Review of “Successful Function of Autologous iPSC-Derived Dopamine Neurons following Transplantation in a Non-Human Primate Model of Parkinson's Disease” from Cell Stem Cell by Stuart P. Atkinson.

Using patient-specific human induced pluripotent stem cell (hiPSCs)-derived cells as a cell replacement therapy moves closer and closer to widespread clinical application with each passing day. Several studies have reported on the successful autologous transplantation of iPSC-derived dopamine neurons in the short term [1-3], and now, in order to demonstrate preclinical long-term efficacy, feasibility, and safety of iPSC-derivatives, the group of Ole Isacson (Harvard) has assessed the transplantation of autologous iPSC-derived dopamine neurons in a non-human primate model of Parkinson’s disease (PD). Their encouraging findings, reported recently in Cell Stem Cell, further support the further development of iPSC-derived cell replacement therapy [4]. 
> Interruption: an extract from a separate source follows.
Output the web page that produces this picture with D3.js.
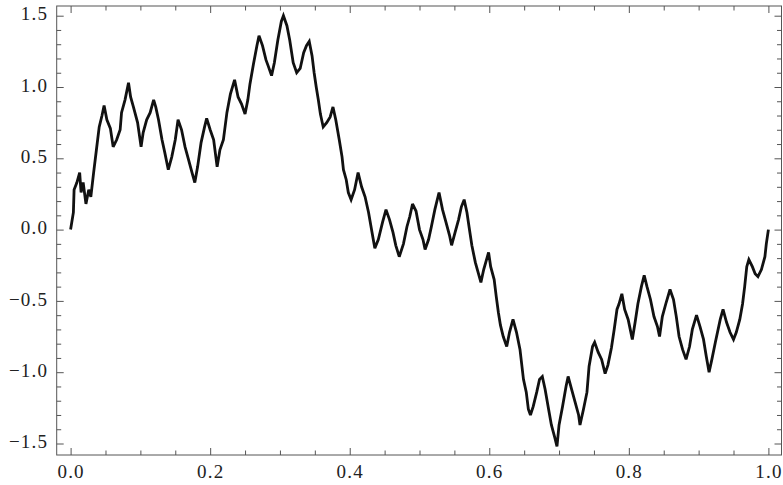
<!DOCTYPE html>
<html>
<head>
<meta charset="utf-8">
<script src="https://cdn.jsdelivr.net/npm/d3@7"></script>
<style>
  body { margin: 0; background: #fff; }
  svg { display: block; }
</style>
</head>
<body>
<script>
// values
var xVals = [0.000,0.004,0.005,0.009,0.013,0.015,0.018,0.022,0.026,0.029,0.033,0.037,0.041,0.045,0.048,0.052,0.057,0.061,0.066,0.071,
  0.073,0.078,0.083,0.086,0.090,0.096,0.101,0.104,0.109,0.114,0.119,0.122,0.126,0.131,0.135,0.140,0.145,0.150,0.154,0.159,
  0.164,0.169,0.174,0.178,0.182,0.187,0.192,0.195,0.200,0.205,0.210,0.214,0.219,0.224,0.229,0.235,0.240,0.245,0.250,0.254,
  0.257,0.262,0.267,0.270,0.275,0.280,0.283,0.288,0.292,0.297,0.302,0.305,0.310,0.314,0.319,0.324,0.329,0.334,0.338,0.342,
  0.346,0.349,0.352,0.355,0.358,0.362,0.367,0.372,0.376,0.380,0.385,0.389,0.391,0.395,0.398,0.402,0.407,0.412,0.417,0.422,
  0.427,0.432,0.436,0.441,0.447,0.452,0.457,0.462,0.466,0.471,0.477,0.482,0.486,0.490,0.495,0.500,0.505,0.508,0.513,0.517,
  0.522,0.528,0.533,0.538,0.543,0.546,0.551,0.556,0.560,0.564,0.568,0.571,0.575,0.580,0.584,0.588,0.592,0.599,0.602,0.607,
  0.610,0.613,0.616,0.620,0.625,0.629,0.634,0.639,0.644,0.649,0.653,0.656,0.659,0.663,0.668,0.672,0.676,0.680,0.685,0.689,
  0.694,0.697,0.700,0.705,0.710,0.713,0.718,0.723,0.728,0.730,0.735,0.740,0.743,0.748,0.751,0.756,0.761,0.766,0.770,0.775,
  0.779,0.783,0.786,0.790,0.794,0.799,0.805,0.809,0.813,0.818,0.822,0.826,0.831,0.836,0.841,0.844,0.848,0.853,0.859,0.864,
  0.868,0.872,0.877,0.882,0.887,0.891,0.897,0.902,0.907,0.911,0.915,0.919,0.924,0.931,0.935,0.940,0.945,0.950,0.954,0.959,
  0.963,0.966,0.969,0.972,0.977,0.981,0.985,0.990,0.995,0.997,1.000];

var yVals = [0.00,0.12,0.28,0.33,0.40,0.26,0.33,0.18,0.28,0.23,0.40,0.56,0.72,0.80,0.87,0.77,0.71,0.58,0.63,0.70,
  0.82,0.91,1.03,0.93,0.86,0.75,0.58,0.68,0.77,0.82,0.91,0.86,0.77,0.63,0.54,0.42,0.51,0.63,0.77,0.70,
  0.58,0.49,0.40,0.33,0.44,0.61,0.72,0.78,0.70,0.63,0.44,0.56,0.63,0.82,0.95,1.05,0.93,0.88,0.81,0.91,
  1.02,1.16,1.29,1.36,1.29,1.19,1.15,1.08,1.17,1.33,1.46,1.50,1.43,1.33,1.17,1.10,1.13,1.24,1.29,1.32,
  1.22,1.10,1.00,0.91,0.81,0.72,0.75,0.79,0.86,0.77,0.63,0.51,0.42,0.35,0.26,0.21,0.28,0.40,0.30,0.23,
  0.12,-0.02,-0.13,-0.07,0.05,0.14,0.07,-0.02,-0.11,-0.19,-0.10,0.02,0.09,0.18,0.13,0.00,-0.07,-0.14,-0.07,0.02,
  0.14,0.26,0.14,0.05,-0.04,-0.11,-0.02,0.07,0.16,0.21,0.12,0.02,-0.11,-0.23,-0.30,-0.37,-0.28,-0.16,-0.26,-0.35,
  -0.47,-0.58,-0.67,-0.75,-0.82,-0.72,-0.63,-0.72,-0.84,-1.05,-1.14,-1.26,-1.30,-1.24,-1.14,-1.05,-1.03,-1.12,-1.26,-1.37,
  -1.46,-1.52,-1.37,-1.24,-1.10,-1.03,-1.12,-1.21,-1.30,-1.37,-1.26,-1.14,-0.96,-0.82,-0.79,-0.86,-0.91,-1.01,-0.95,-0.83,
  -0.70,-0.56,-0.52,-0.45,-0.56,-0.63,-0.77,-0.65,-0.52,-0.40,-0.32,-0.40,-0.49,-0.61,-0.68,-0.75,-0.61,-0.52,-0.42,-0.49,
  -0.61,-0.75,-0.84,-0.91,-0.82,-0.70,-0.60,-0.68,-0.77,-0.89,-1.00,-0.91,-0.79,-0.63,-0.56,-0.65,-0.72,-0.77,-0.72,-0.63,
  -0.52,-0.40,-0.26,-0.21,-0.26,-0.31,-0.33,-0.28,-0.19,-0.10,0.00];

var xMajor = [0, 0.2, 0.4, 0.6, 0.8, 1.0];
var xMinor = [0.05,0.1,0.15,0.25,0.3,0.35,0.45,0.5,0.55,0.65,0.7,0.75,0.85,0.9,0.95];
var yMajor = [-1.5, -1.0, -0.5, 0, 0.5, 1.0, 1.5];
var yMinor = [-1.4,-1.3,-1.2,-1.1,-0.9,-0.8,-0.7,-0.6,-0.4,-0.3,-0.2,-0.1,
  0.1,0.2,0.3,0.4,0.6,0.7,0.8,0.9,1.1,1.2,1.3,1.4];

window.onload = function(){

  var W = 783, H = 485;
  // frame box
  var fL = 56.7, fR = 781.5, fT = 6, fB = 455;

  var x = d3.scaleLinear().domain([0, 1]).range([70.6, 768.4]);
  var y = d3.scaleLinear().domain([-1.5, 1.5]).range([443.5, 15.7]);

  var svg = d3.select(document.body)
    .append('svg')
    .attr('width', W)
    .attr('height', H);

  var fmt = d3.format('.1f');
  var axisColor = '#555';

  function styleAxis(g){
    g.select('.domain').remove();
    g.selectAll('line').attr('stroke', axisColor).attr('stroke-width', 1);
    g.selectAll('text')
      .attr('fill', '#222')
      .style('font-family', '"Liberation Serif", "Times New Roman", serif')
      .style('font-size', '19px')
      .style('letter-spacing', '1.2px');
  }

  // bottom: labels + major ticks (inward)
  svg.append('g').attr('transform', 'translate(0,' + fB + ')')
    .call(d3.axisBottom(x).tickValues(xMajor).tickSize(-7).tickPadding(9.5).tickFormat(fmt))
    .call(styleAxis);
  svg.append('g').attr('transform', 'translate(0,' + fB + ')')
    .call(d3.axisBottom(x).tickValues(xMinor).tickSize(-4.5).tickFormat(''))
    .call(styleAxis);

  // top ticks
  svg.append('g').attr('transform', 'translate(0,' + fT + ')')
    .call(d3.axisTop(x).tickValues(xMajor).tickSize(-7).tickFormat(''))
    .call(styleAxis);
  svg.append('g').attr('transform', 'translate(0,' + fT + ')')
    .call(d3.axisTop(x).tickValues(xMinor).tickSize(-4.5).tickFormat(''))
    .call(styleAxis);

  // left: labels + ticks
  svg.append('g').attr('transform', 'translate(' + fL + ',0)')
    .call(d3.axisLeft(y).tickValues(yMajor).tickSize(-7).tickPadding(8.5).tickFormat(fmt))
    .call(styleAxis)
    .selectAll('text').attr('dy', '0.22em');
  svg.append('g').attr('transform', 'translate(' + fL + ',0)')
    .call(d3.axisLeft(y).tickValues(yMinor).tickSize(-4.5).tickFormat(''))
    .call(styleAxis);

  // right ticks
  svg.append('g').attr('transform', 'translate(' + fR + ',0)')
    .call(d3.axisRight(y).tickValues(yMajor).tickSize(-7).tickFormat(''))
    .call(styleAxis);
  svg.append('g').attr('transform', 'translate(' + fR + ',0)')
    .call(d3.axisRight(y).tickValues(yMinor).tickSize(-4.5).tickFormat(''))
    .call(styleAxis);

  // frame
  svg.append('rect')
    .attr('x', fL).attr('y', fT)
    .attr('width', fR - fL).attr('height', fB - fT)
    .attr('fill', 'none')
    .attr('stroke', axisColor)
    .attr('stroke-width', 1);

  // the curve
  var pts = xVals.map(function(d, i){ return [d, yVals[i]]; });
  var line = d3.line()
    .x(function(d){ return x(d[0]); })
    .y(function(d){ return y(d[1]); });

  svg.append('path')
    .datum(pts)
    .attr('d', line)
    .attr('fill', 'none')
    .attr('stroke', '#111')
    .attr('stroke-width', 2.8)
    .attr('stroke-linejoin', 'miter')
    .attr('stroke-miterlimit', 3);
}
</script>
</body>
</html>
The researchers assessed three cynomolgus monkeys (CMs) treated with systemic low-dose 1-methyl-4-phenyl-1,2,3,6-tetrahydropyridine (MPTP) to induce a stable bilateral parkinsonian syndrome, followed by the autologous transplantation of CM-iPSC-derived neural cells into one side of the brain (putamen) without immunosuppression. In one animal (MF25-04), the group saw a 188% increase in daylight activity at two years, accompanied by a significant increase in upper limb function in one arm (contralateral to the graft) alongside a significant reduction in parkinsonian signs. Dopamine neuron-specific imaging found signals indicative of functional dopaminergic neurons on the side of the brain which received iPSC-derived cells at two years, and post-mortem examination found good evidence of robust re-innervation of the transplanted putamen from the engrafted CM-iPSC-derived dopaminergic neurons. Dopamine neuron enumeration in both the successful CM and the two animals with no functional improvements found that a higher level of surviving transplanted dopaminergic neurons with a far more extensive dopaminergic re-innervation in the putamen correlated to success. Further labelling studies confirmed the presence of high levels of midbrain-like dopamine neurons in the MF25-04 CM which demonstrated mature synapses, and also the presence of serotonergic neurons and striatal medium spiny GABAergic neurons. Importantly, the group found no sign of an immune or inflammatory response in the graft site, no graft overgrowth, and no tumor formation.

This study suggests for the first time that this autologous transplantation strategy is viable in the long-term, although requires the survival of large amounts of cells to lead to functional improvements. Strategies to improve cell survival or strategies to boost the amount of transplantable cells available will both improve further transplantation efforts and towards any potential future clinical trials.


  1. Emborg ME, Liu Y, Xi J, et al. Induced pluripotent stem cell-derived neural cells survive and mature in the nonhuman primate brain. Cell reports 2013;3:646-650.
  2. Morizane A, Doi D, Kikuchi T, et al. Direct comparison of autologous and allogeneic transplantation of iPSC-derived neural cells in the brain of a non-human primate. Stem Cell Reports 2013;1:283-292.
  3. Sundberg M, Bogetofte H, Lawson T, et al. Improved cell therapy protocols for Parkinson's disease based on differentiation efficiency and safety of hESC-, hiPSC-, and non-human primate iPSC-derived dopaminergic neurons. Stem Cells 2013;31:1548-1562.
  4. Hallett PJ, Deleidi M, Astradsson A, et al. Successful Function of Autologous iPSC-Derived Dopamine Neurons following Transplantation in a Non-Human Primate Model of Parkinson's Disease. Cell Stem Cell 2015;16:269-274.